I liked them in the order I knew them: that is to say I knew K379 best and liked it the best (the first movement had also served well at FIL's funeral), K376 not at all and liked it the least. But that is only relative; all good stuff.
Having neglected bacon sandwich at the Market Café beforehand, went for a ham roll at the café at the north eastern corner of the A1 and Old Street, and a very good ham roll it was too, very like the ham rolls which were sold from a myriad of sandwich bars at the time I started regular work in the early 1970's, well before pesto was invented.

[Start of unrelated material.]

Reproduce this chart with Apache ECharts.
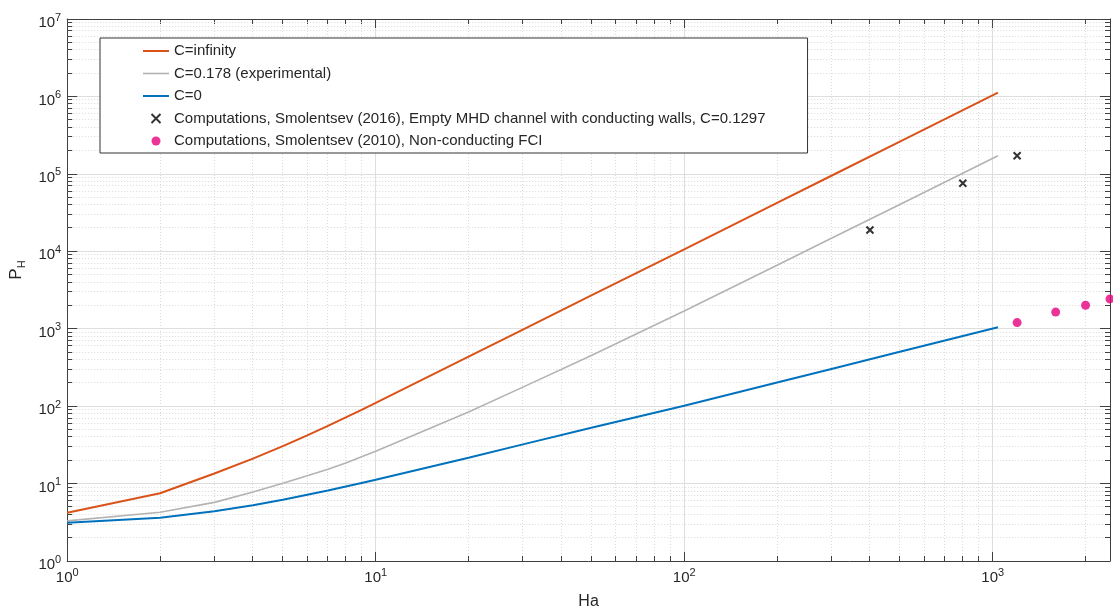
<!DOCTYPE html>
<html>
<head>
<meta charset="utf-8">
<script src="https://cdn.jsdelivr.net/npm/echarts@6/dist/echarts.min.js"></script>
<style>
  html, body { margin: 0; padding: 0; background: #ffffff; }
  #chart { width: 1113px; height: 615px; }
</style>
</head>
<body>
<div id="chart"></div>
<script>
// Hartmann number samples for the analytic curves
const haValues = [1, 2, 3, 4, 5, 6, 7, 8, 9, 10, 20, 30, 50, 100, 200, 300, 500, 1040];
// P_H for perfectly conducting walls
const pInfinity = [4.2, 7.5, 13.5, 21, 30.5, 42, 55.5, 71.5, 89.5, 110, 435, 975, 2700, 10600, 42200, 94500, 261000, 1120000];
// P_H for the experimental wall conductance ratio
const pExperimental = [3.3, 4.26, 5.72, 7.77, 10.1, 12.6, 15.3, 18.5, 22.2, 26.2, 84, 176, 450, 1690, 6600, 14700, 40300, 171000];
// P_H for insulating walls
const pInsulating = [3.12, 3.62, 4.39, 5.24, 6.19, 7.17, 8.14, 9.16, 10.2, 11.2, 21.5, 32.1, 52.5, 101, 202, 302, 503, 1042];

// Computations, empty channel with conducting walls
const haConducting = [400, 800, 1200];
const pConducting = [18800, 75700, 171000];

// Computations, non-conducting FCI
const haFci = [1200, 1600, 2000, 2400];
const pFci = [1200, 1640, 2010, 2420];

const seriesNames = [
  'C=infinity',
  'C=0.178 (experimental)',
  'C=0',
  'Computations, Smolentsev (2016), Empty MHD channel with conducting walls, C=0.1297',
  'Computations, Smolentsev (2010), Non-conducting FCI'
];

// Axis ranges
const xRange = [1, 2400];
const yRange = [1, 1e7];

// Minor tick positions (2..9 within each decade)
const xMinorTicks = [];
for (let d = 1; d <= 1000; d *= 10) {
  for (let m = 2; m <= 9; m++) {
    const v = m * d;
    if (v < xRange[1]) xMinorTicks.push(v);
  }
}
const yMinorTicks = [];
for (let d = 1; d < 1e7; d *= 10) {
  for (let m = 2; m <= 9; m++) yMinorTicks.push(m * d);
}

const FONT = '"Liberation Sans", Arial, Helvetica, sans-serif';
const TEXT = '#262626';
const AXIS = '#404040';
const GRID_MAJOR = '#dedede';
const GRID_MINOR = '#dadada';

const COLOR_INF = '#D95319';
const COLOR_EXP = '#B3B3B3';
const COLOR_INS = '#0072BD';

const zip = (xs, ys) => xs.map((x, i) => [x, ys[i]]);

function powerLabel(v) {
  const e = Math.round(Math.log10(v));
  if (Math.abs(v - Math.pow(10, e)) > 1e-6 * v) return '';
  return '{b|10}{s|' + e + '}';
}
const powerRich = {
  b: { fontFamily: FONT, fontSize: 15, color: TEXT, lineHeight: 22 },
  s: { fontFamily: FONT, fontSize: 11, color: TEXT, lineHeight: 11, verticalAlign: 'top' }
};

const snap = v => Math.round(v - 0.5) + 0.5;

function renderMinorX(params, api) {
  const cs = params.coordSys;
  const x = snap(api.coord([api.value(0), yRange[0]])[0]);
  const top = cs.y, bottom = cs.y + cs.height;
  return {
    type: 'group',
    children: [
      { type: 'line', shape: { x1: x, y1: top, x2: x, y2: bottom },
        style: { stroke: GRID_MINOR, lineWidth: 1, lineDash: [1, 2] } },
      { type: 'line', shape: { x1: x, y1: bottom, x2: x, y2: bottom - 5 },
        style: { stroke: AXIS, lineWidth: 1 } },
      { type: 'line', shape: { x1: x, y1: top, x2: x, y2: top + 5 },
        style: { stroke: AXIS, lineWidth: 1 } }
    ]
  };
}

function renderMinorY(params, api) {
  const cs = params.coordSys;
  const y = snap(api.coord([xRange[0], api.value(1)])[1]);
  const left = cs.x, right = cs.x + cs.width;
  return {
    type: 'group',
    children: [
      { type: 'line', shape: { x1: left, y1: y, x2: right, y2: y },
        style: { stroke: GRID_MINOR, lineWidth: 1, lineDash: [1, 2] } },
      { type: 'line', shape: { x1: left, y1: y, x2: left + 5, y2: y },
        style: { stroke: AXIS, lineWidth: 1 } },
      { type: 'line', shape: { x1: right, y1: y, x2: right - 5, y2: y },
        style: { stroke: AXIS, lineWidth: 1 } }
    ]
  };
}

const crossPath = 'path://M0,0L10,10M10,0L0,10';
// Plain line-sample icons for the curve entries of the legend
const lineIconThick = 'path://M0,0H26V2H0Z';
const lineIconThin = 'path://M0,0H26V1.6H0Z';

const option = {
  animation: false,
  backgroundColor: '#ffffff',
  grid: { left: 67, right: 0, top: 19, bottom: 48 },
  legend: {
    data: [
      { name: seriesNames[0], icon: lineIconThick, itemStyle: { color: COLOR_INF } },
      { name: seriesNames[1], icon: lineIconThin, itemStyle: { color: COLOR_EXP } },
      { name: seriesNames[2], icon: lineIconThick, itemStyle: { color: COLOR_INS } },
      { name: seriesNames[3] },
      { name: seriesNames[4] }
    ],
    orient: 'vertical',
    left: 100,
    top: 38,
    padding: [4, 42, 3, 43],
    itemWidth: 26,
    itemHeight: 9,
    itemGap: 4.5,
    backgroundColor: '#ffffff',
    borderColor: '#333333',
    borderWidth: 1,
    borderRadius: 0,
    selectedMode: false,
    textStyle: { fontFamily: FONT, fontSize: 15, color: TEXT, lineHeight: 18 }
  },
  xAxis: [
    {
      type: 'log', logBase: 10, min: xRange[0], max: xRange[1], interval: 1,
      position: 'bottom',
      name: 'Ha', nameLocation: 'middle', nameGap: 33,
      nameTextStyle: { fontFamily: FONT, fontSize: 16, color: TEXT },
      axisLine: { show: true, lineStyle: { color: AXIS, width: 1 } },
      axisTick: { show: true, inside: true, length: 9, lineStyle: { color: AXIS } },
      axisLabel: { margin: 6, formatter: powerLabel, rich: powerRich },
      splitLine: { show: true, lineStyle: { color: GRID_MAJOR, width: 1 } },
      minorTick: { show: false }
    },
    {
      type: 'log', logBase: 10, min: xRange[0], max: xRange[1], interval: 1,
      position: 'top',
      axisLine: { show: true, lineStyle: { color: AXIS, width: 1 } },
      axisTick: { show: true, inside: true, length: 9, lineStyle: { color: AXIS } },
      axisLabel: { show: false },
      splitLine: { show: false }
    }
  ],
  yAxis: [
    {
      type: 'log', logBase: 10, min: yRange[0], max: yRange[1], interval: 1,
      position: 'left',
      name: '{p|P}{h|H}', nameLocation: 'middle', nameGap: 33,
      nameTextStyle: {
        padding: [0, 0, 0, 40],
        rich: {
          p: { fontFamily: FONT, fontSize: 17, color: TEXT, lineHeight: 22 },
          h: { fontFamily: FONT, fontSize: 11, color: TEXT, lineHeight: 11, verticalAlign: 'bottom' }
        }
      },
      axisLine: { show: true, lineStyle: { color: AXIS, width: 1 } },
      axisTick: { show: true, inside: true, length: 10, lineStyle: { color: AXIS } },
      axisLabel: { margin: 6, padding: [8, 0, 0, 0], formatter: powerLabel, rich: powerRich },
      splitLine: { show: true, lineStyle: { color: GRID_MAJOR, width: 1 } }
    },
    {
      type: 'log', logBase: 10, min: yRange[0], max: yRange[1], interval: 1,
      position: 'right',
      axisLine: { show: true, lineStyle: { color: AXIS, width: 1 } },
      axisTick: { show: true, inside: true, length: 10, lineStyle: { color: AXIS } },
      axisLabel: { show: false },
      splitLine: { show: false }
    }
  ],
  series: [
    {
      name: 'minor-x', type: 'custom', silent: true, z: 1, clip: false,
      xAxisIndex: 0, yAxisIndex: 0,
      renderItem: renderMinorX,
      data: xMinorTicks.map(v => [v, yRange[0]])
    },
    {
      name: 'minor-y', type: 'custom', silent: true, z: 1, clip: false,
      xAxisIndex: 0, yAxisIndex: 0,
      renderItem: renderMinorY,
      data: yMinorTicks.map(v => [xRange[0], v])
    },
    {
      name: seriesNames[0], type: 'line', z: 3,
      data: zip(haValues, pInfinity),
      symbol: 'none', showSymbol: false,
      lineStyle: { color: COLOR_INF, width: 2 },
      itemStyle: { color: COLOR_INF }
    },
    {
      name: seriesNames[1], type: 'line', z: 3,
      data: zip(haValues, pExperimental),
      symbol: 'none', showSymbol: false,
      lineStyle: { color: COLOR_EXP, width: 1.6 },
      itemStyle: { color: COLOR_EXP }
    },
    {
      name: seriesNames[2], type: 'line', z: 3,
      data: zip(haValues, pInsulating),
      symbol: 'none', showSymbol: false,
      lineStyle: { color: COLOR_INS, width: 2 },
      itemStyle: { color: COLOR_INS }
    },
    {
      name: seriesNames[3], type: 'scatter', z: 4,
      data: zip(haConducting, pConducting),
      symbol: crossPath, symbolSize: 7,
      itemStyle: { color: '#000000', borderColor: '#000000', borderWidth: 2 }
    },
    {
      name: seriesNames[4], type: 'scatter', z: 4,
      data: zip(haFci, pFci),
      symbol: 'circle', symbolSize: 9,
      itemStyle: { color: '#E6007E' }
    }
  ]
};

const chart = echarts.init(document.getElementById('chart'), null, { renderer: 'canvas' });
chart.setOption(option);
</script>
</body>
</html>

Thus fortified, headed south to the Museum of London to inspect the recently unearthed eagle, which I, in my innocence, had assumed was the sort of eagle which Romans (and Napoleon) stuck on the end of a pole and the loss of which caused much anguish, to the point of spawning of the stories by Rosemary Sutcliff which I read when small. But it turned out to be a funerary eagle, only very recently unearthed from under what is to be a hotel (with thanks to the Daily Mail web site for the picture). It was, I think the first time that I had visited the museum, which was much busier that I was expecting. Lots of tourists as well as school children, which last I gathered were responsible, via their curating panel, for some of the noisier and more tiresome exhibits. We only took a quick peek at the Roman section where I liked the various models of how London's municipal buildings might have been. I also put my head in the section devoted to London before people, a variant on the theme first seen earlier in the year at Exeter (see 12th March). The bit that sticks in the mind just now is the large graph showing what looked like a very regular temperature cycle over the last half million years, with a period of 100,000 years, all, it seems, mixed up with a succession of ice ages. Presently near the top of a wave - which would suggest that the future is down rather than up. All very confusing. We shall be back to see it all properly.

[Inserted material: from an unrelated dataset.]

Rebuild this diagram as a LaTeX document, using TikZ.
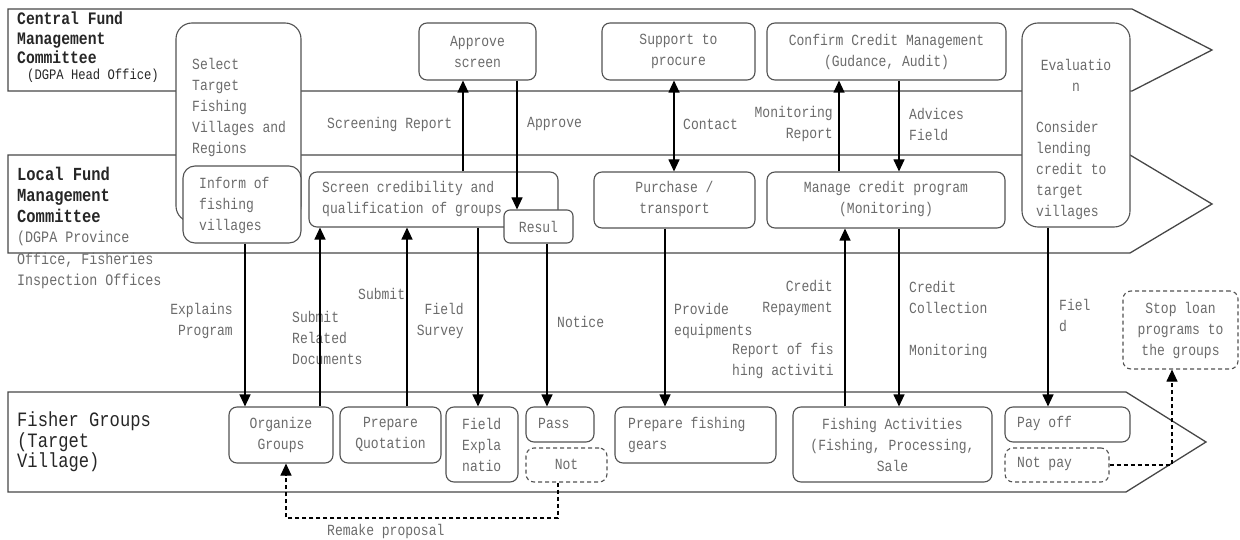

Wound up with a very decent tea and cake in the spacious ground floor café operated by benugo (see http://www.benugo.com/), an outfit of which I was previously only dimly aware but which I shall now keep an eye out for.
Back home, I pondered about the A1 and found that it appeared to enter London proper by way of Aldersgate, which all seemed very proper. The old trunk roads - say from A1 to A6 inclusive - should all enter London by one of the old city gates. But then it turns out that Aldersgate was not quite a city gate, being some kind of a fort just to the north of the wall proper. And the road for this gate was Watling Street or the A5 rather than the A1. Furthermore, the A1 heads all the way south from Scotland to get muddled up with the source of the M1 some where around Edware, from where it cuts south east to London proper. All in all, rather unsatisfactory. Not very proper at all.